(Given problem): Print, exactly and with both ends included, the lines below that run from the one containing "Reproduce this chart with Altair." to the one containing "0.5695], nice=False, zero=False)". Pictures are omitted.

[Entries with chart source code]
:::

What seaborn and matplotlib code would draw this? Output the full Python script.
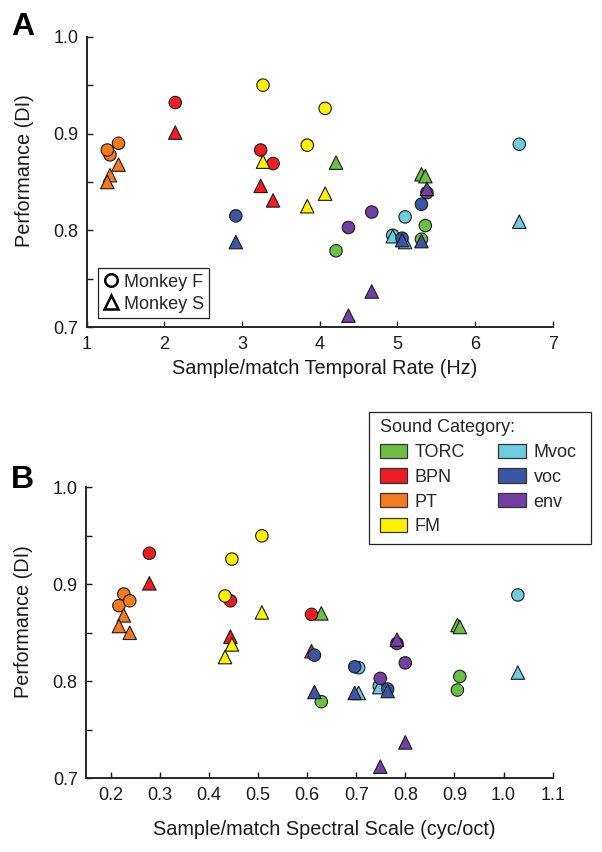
import matplotlib
matplotlib.use("Agg")
import matplotlib.pyplot as plt
import seaborn as sns
import pandas as pd
from matplotlib.patches import Patch, Rectangle
from matplotlib.lines import Line2D

# ---------------- data ----------------
categories = ["TORC", "BPN", "PT", "FM", "Mvoc", "voc", "env"]
category_colors = ["#6CBE45", "#EE1D23", "#F47A20", "#FFF100", "#6DCCDD", "#3A55A4", "#7140A0"]

# three stimuli per category (in category order)
stim_category = ["TORC", "TORC", "TORC", "BPN", "BPN", "BPN", "PT", "PT", "PT",
                 "FM", "FM", "FM", "Mvoc", "Mvoc", "Mvoc", "voc", "voc", "voc",
                 "env", "env", "env"]
temporal_rate = [4.21, 5.31, 5.36, 2.14, 3.24, 3.40, 1.41, 1.30, 1.265,
                 3.27, 4.07, 3.84, 6.57, 5.10, 4.94, 5.31, 2.92, 5.06,
                 4.37, 4.67, 5.38]
spectral_scale = [0.629, 0.906, 0.911, 0.279, 0.444, 0.609, 0.227, 0.217, 0.239,
                  0.508, 0.447, 0.433, 1.029, 0.705, 0.747, 0.615, 0.697, 0.764,
                  0.749, 0.800, 0.783]
di_monkey_F = [0.779, 0.791, 0.805, 0.932, 0.883, 0.869, 0.890, 0.878, 0.883,
               0.950, 0.926, 0.888, 0.889, 0.814, 0.795, 0.827, 0.815, 0.792,
               0.803, 0.819, 0.839]
di_monkey_S = [0.870, 0.858, 0.856, 0.901, 0.846, 0.831, 0.868, 0.857, 0.850,
               0.871, 0.838, 0.825, 0.809, 0.788, 0.794, 0.789, 0.788, 0.790,
               0.712, 0.737, 0.843]

monkeys = ["Monkey F", "Monkey S"]

# long table: per category, circles (F) first then triangles (S)
rows = []
for cat in categories:
    for monkey, di in zip(monkeys, [di_monkey_F, di_monkey_S]):
        for i, c in enumerate(stim_category):
            if c == cat:
                rows.append(dict(category=cat, monkey=monkey, rate=temporal_rate[i],
                                 scale=spectral_scale[i], DI=di[i]))
df = pd.DataFrame(rows)

# ---------------- style ----------------
sns.set_style("ticks")
plt.rcParams["font.family"] = ["Liberation Sans", "DejaVu Sans"]
plt.rcParams["axes.linewidth"] = 1.4

W, H = 602, 852
fig = plt.figure(figsize=(W / 100, H / 100), dpi=100)

def fig_rect(l, t, r, b):
    return [l / W, 1 - b / H, (r - l) / W, (b - t) / H]

axA = fig.add_axes(fig_rect(86.7, 36.7, 552.7, 327.3))
axB = fig.add_axes(fig_rect(86.0, 487.3, 552.7, 778.3))

palette = dict(zip(categories, category_colors))
markers = {"Monkey F": "o", "Monkey S": "^"}
sizes = {"Monkey F": 80, "Monkey S": 94}

for ax, xcol in [(axA, "rate"), (axB, "scale")]:
    sns.scatterplot(data=df, x=xcol, y="DI", hue="category", hue_order=categories,
                    palette=palette, style="monkey", markers=markers,
                    size="monkey", sizes=sizes, edgecolor="#1a1a1a", linewidth=0.8,
                    alpha=1, legend=False, ax=ax, zorder=3)
    sns.despine(ax=ax)
    ax.set_ylim(0.7, 1.0)
    yt = [0.7, 0.75, 0.8, 0.85, 0.9, 0.95, 1.0]
    ax.set_yticks(yt)
    ax.set_yticklabels(["0.7", "", "0.8", "", "0.9", "", "1.0"])
    ax.tick_params(direction="in", length=4, width=1.0, labelsize=13, pad=6,
                   colors="#1a1a1a", labelcolor="#1a1a1a")
    ax.set_ylabel("Performance (DI)", fontsize=14.3, color="#1a1a1a")
    ax.yaxis.set_label_coords(-0.113, 0.54)

axA.set_xlim(1, 7)
axA.set_xticks([1, 2, 3, 4, 5, 6, 7])
axA.set_xlabel("Sample/match Temporal Rate (Hz)", fontsize=14.3, color="#1a1a1a")
axA.xaxis.set_label_coords(0.511, -0.11)

axB.set_xlim(0.15, 1.1)
bt = [0.2, 0.3, 0.4, 0.5, 0.6, 0.7, 0.8, 0.9, 1.0, 1.1]
axB.set_xticks(bt)
axB.set_xticklabels([f"{v:.1f}" for v in bt])
axB.set_xlabel("Sample/match Spectral Scale (cyc/oct)", fontsize=14.3, color="#1a1a1a")
axB.xaxis.set_label_coords(0.511, -0.145)

# legend A: monkeys
hA = [Line2D([], [], marker="o", ls="", mfc="white", mec="black", mew=1.8, ms=9, label="Monkey F"),
      Line2D([], [], marker="^", ls="", mfc="white", mec="black", mew=1.8, ms=10, label="Monkey S")]
legA = axA.legend(handles=hA, loc="lower left", bbox_to_anchor=(97.7 / W, 1 - 318 / H),
                  bbox_transform=fig.transFigure, frameon=True, fancybox=False,
                  edgecolor="#222222", framealpha=1, fontsize=13, handlelength=0.9,
                  handletextpad=0.25, borderpad=0.3, labelspacing=0.28, borderaxespad=0)
legA.get_frame().set_linewidth(0.9)

# legend B: sound categories (frame drawn separately to match box size)
hB = [Patch(facecolor=palette[c], edgecolor="#333333", linewidth=0.9, label=c) for c in categories]
legB = fig.legend(handles=hB, loc="upper left", bbox_to_anchor=(379.5 / W, 1 - 419.5 / H),
                  bbox_transform=fig.transFigure, ncol=2, title="Sound Category:",
                  title_fontsize=13, alignment="left", frameon=False,
                  fontsize=13, handlelength=1.5,
                  handleheight=0.85, handletextpad=0.45, columnspacing=1.85,
                  borderpad=0, labelspacing=0.4, borderaxespad=0)
fig.add_artist(Rectangle((369.3 / W, 1 - 544 / H), (591 - 369.3) / W, (544 - 411.7) / H,
                         transform=fig.transFigure, fill=True, facecolor="white",
                         edgecolor="#222222", linewidth=0.9, zorder=legB.get_zorder() - 0.1))

fig.text(11 / W, 1 - 35 / H, "A", fontsize=23, fontweight="bold", va="baseline", color="black")
fig.text(11 / W, 1 - 488 / H, "B", fontsize=23, fontweight="bold", va="baseline", color="black")

fig.savefig("out.png", dpi=100)
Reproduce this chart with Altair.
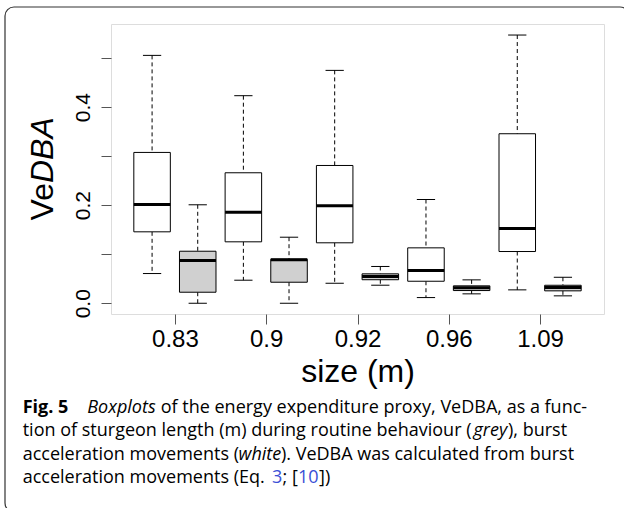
import json
import altair as alt
import pandas as pd

# ---- data ----
sizes = ["0.83", "0.9", "0.92", "0.96", "1.09"]
groups = ["burst", "routine"] * 5
positions = [1, 2, 3, 4, 5, 6, 7, 8, 9, 10]
lower = [0.0606, 0.0, 0.047, 0.0, 0.0408, 0.0368, 0.0116, 0.0192, 0.0273, 0.0151]
q1 = [0.1457, 0.0225, 0.1253, 0.0429, 0.1233, 0.048, 0.0449, 0.0259, 0.1055, 0.0253]
median = [0.2014, 0.0871, 0.1857, 0.0886, 0.1988, 0.0545, 0.0667, 0.0314, 0.1524, 0.032]
q3 = [0.3076, 0.1061, 0.2661, 0.0898, 0.281, 0.06, 0.113, 0.0355, 0.3457, 0.0367]
upper = [0.5055, 0.2008, 0.4233, 0.1347, 0.4749, 0.075, 0.2116, 0.0477, 0.547, 0.053]
x_tick_values = [1.5, 3.5, 5.5, 7.5, 9.5]
y_tick_values = [0.0, 0.1, 0.2, 0.3, 0.4, 0.5]
y_tick_labels = ["0.0", "", "0.2", "", "0.4", ""]

df = pd.DataFrame({
    "pos": positions, "group": groups, "lower": lower, "q1": q1,
    "median": median, "q3": q3, "upper": upper,
})

OX, OY = 111, 24          # view origin on the page
W, H = 493, 290

xscale = alt.Scale(domain=[0.1, 10.9], nice=False, zero=False)
yscale = alt.Scale(domain=[-0.0219, 0.5695], nice=False, zero=False)

xaxis = alt.Axis(
    values=x_tick_values,
    labelExpr=f"{json.dumps(sizes)}[round((datum.value-1.5)/2)]",
    title=None, grid=False, domain=False, tickSize=10, tickColor="#555",
    tickWidth=1, labelFont="Liberation Sans", labelFontSize=24,
    labelColor="black", labelPadding=3, labelFlush=False, labelOverlap=False,
    labelBaseline="top",
)
yaxis = alt.Axis(
    values=y_tick_values,
    labelExpr=f"{json.dumps(y_tick_labels)}[round(datum.value*10)]",
    title=None, grid=False, domain=False, tickSize=10, tickColor="#555",
    tickWidth=1, labelFont="Liberation Sans", labelFontSize=21,
    labelColor="black", labelPadding=12, labelAngle=270, labelAlign="center",
    labelBaseline="alphabetic", labelFlush=False, labelOverlap=False,
)

base = alt.Chart(df).transform_calculate(
    xl="datum.pos - 0.4", xr="datum.pos + 0.4",
    cl="datum.pos - 0.2", cr="datum.pos + 0.2",
)

whisk_up = base.mark_rule(color="black", strokeWidth=1, strokeDash=[4, 3]).encode(
    x=alt.X("pos:Q", scale=xscale, axis=xaxis),
    y=alt.Y("upper:Q", scale=yscale, axis=yaxis),
    y2="q3:Q",
)
whisk_lo = base.mark_rule(color="black", strokeWidth=1, strokeDash=[4, 3]).encode(
    x=alt.X("pos:Q"), y=alt.Y("q1:Q"), y2="lower:Q",
)
cap_up = base.mark_rule(color="black", strokeWidth=1).encode(
    x=alt.X("cl:Q"), x2="cr:Q", y=alt.Y("upper:Q"),
)
cap_lo = base.mark_rule(color="black", strokeWidth=1).encode(
    x=alt.X("cl:Q"), x2="cr:Q", y=alt.Y("lower:Q"),
)
boxes = base.mark_rect(stroke="black", strokeWidth=1).encode(
    x=alt.X("xl:Q"), x2="xr:Q", y=alt.Y("q1:Q"), y2="q3:Q",
    fill=alt.Fill("group:N", scale=alt.Scale(domain=["burst", "routine"],
                                              range=["white", "#D0D0D0"]),
                  legend=None),
)
medians = base.mark_rule(color="black", strokeWidth=3).encode(
    x=alt.X("xl:Q"), x2="xr:Q", y=alt.Y("median:Q"),
)

one = pd.DataFrame({"k": [0]})


def txt(text, x, y, size, font="Liberation Sans", style="normal",
        weight="normal", color="black", angle=0, align="left",
        baseline="alphabetic"):
    return alt.Chart(one).mark_text(
        text=text, font=font, fontSize=size, fontStyle=style,
        fontWeight=weight, color=color, angle=angle, align=align,
        baseline=baseline,
    ).encode(x=alt.value(x - OX), y=alt.value(y - OY))


border = alt.Chart(one).mark_rect(
    filled=False, stroke="#333", strokeWidth=1.2, cornerRadius=9
).encode(
    x=alt.value(5 - OX), x2=alt.value(629 - OX),
    y=alt.value(7 - OY), y2=alt.value(512 - OY),
)

CF = "Open Sans"
CS = 18
blue = "#3A4FD6"
texts = [
    txt("Ve", 53, 183, 32, angle=270, align="right"),
    txt("DBA", 53, 183, 32, style="italic", angle=270, align="left"),
    txt("size (m)", 358, 382, 32, align="center"),
    # caption
    txt("Fig. 5", 22.7, 412.7, CS, font=CF, weight="bold"),
    txt("Boxplots", 87.3, 412.7, CS, font=CF, style="italic"),
    txt("of the energy expenditure proxy, VeDBA, as a func-", 160.7, 412.7, CS, font=CF),
    txt("tion of sturgeon length (m) during routine behaviour (", 22.7, 436, CS, font=CF),
    txt("grey", 473.5, 436, CS, font=CF, style="italic"),
    txt("), burst", 508, 436, CS, font=CF),
    txt("acceleration movements (", 22.7, 459.5, CS, font=CF),
    txt("white", 238.5, 459.5, CS, font=CF, style="italic"),
    txt("). VeDBA was calculated from burst", 281, 459.5, CS, font=CF),
    txt("acceleration movements (Eq.", 22.7, 483, CS, font=CF),
    txt("3", 272, 483, CS, font=CF, color=blue),
    txt("; [", 282.5, 483, CS, font=CF),
    txt("10", 298, 483, CS, font=CF, color=blue),
    txt("])", 319, 483, CS, font=CF),
]

chart = alt.layer(
    whisk_up, whisk_lo, cap_up, cap_lo, boxes, medians, border, *texts
).properties(
    width=W, height=H,
    padding={"left": OX, "top": OY, "right": 624 - OX - W, "bottom": 508 - OY - H},
    autosize=alt.AutoSizeParams(type="none"),
).configure_view(stroke="#222", strokeWidth=1).configure(background="white")

chart.save("out.html", embed_options={"renderer": "svg", "actions": False})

:::

(Exercise output):
Reproduce this chart with Altair.
import json
import altair as alt
import pandas as pd

# ---- data ----
sizes = ["0.83", "0.9", "0.92", "0.96", "1.09"]
groups = ["burst", "routine"] * 5
positions = [1, 2, 3, 4, 5, 6, 7, 8, 9, 10]
lower = [0.0606, 0.0, 0.047, 0.0, 0.0408, 0.0368, 0.0116, 0.0192, 0.0273, 0.0151]
q1 = [0.1457, 0.0225, 0.1253, 0.0429, 0.1233, 0.048, 0.0449, 0.0259, 0.1055, 0.0253]
median = [0.2014, 0.0871, 0.1857, 0.0886, 0.1988, 0.0545, 0.0667, 0.0314, 0.1524, 0.032]
q3 = [0.3076, 0.1061, 0.2661, 0.0898, 0.281, 0.06, 0.113, 0.0355, 0.3457, 0.0367]
upper = [0.5055, 0.2008, 0.4233, 0.1347, 0.4749, 0.075, 0.2116, 0.0477, 0.547, 0.053]
x_tick_values = [1.5, 3.5, 5.5, 7.5, 9.5]
y_tick_values = [0.0, 0.1, 0.2, 0.3, 0.4, 0.5]
y_tick_labels = ["0.0", "", "0.2", "", "0.4", ""]

df = pd.DataFrame({
    "pos": positions, "group": groups, "lower": lower, "q1": q1,
    "median": median, "q3": q3, "upper": upper,
})

OX, OY = 111, 24          # view origin on the page
W, H = 493, 290

xscale = alt.Scale(domain=[0.1, 10.9], nice=False, zero=False)
yscale = alt.Scale(domain=[-0.0219, 0.5695], nice=False, zero=False)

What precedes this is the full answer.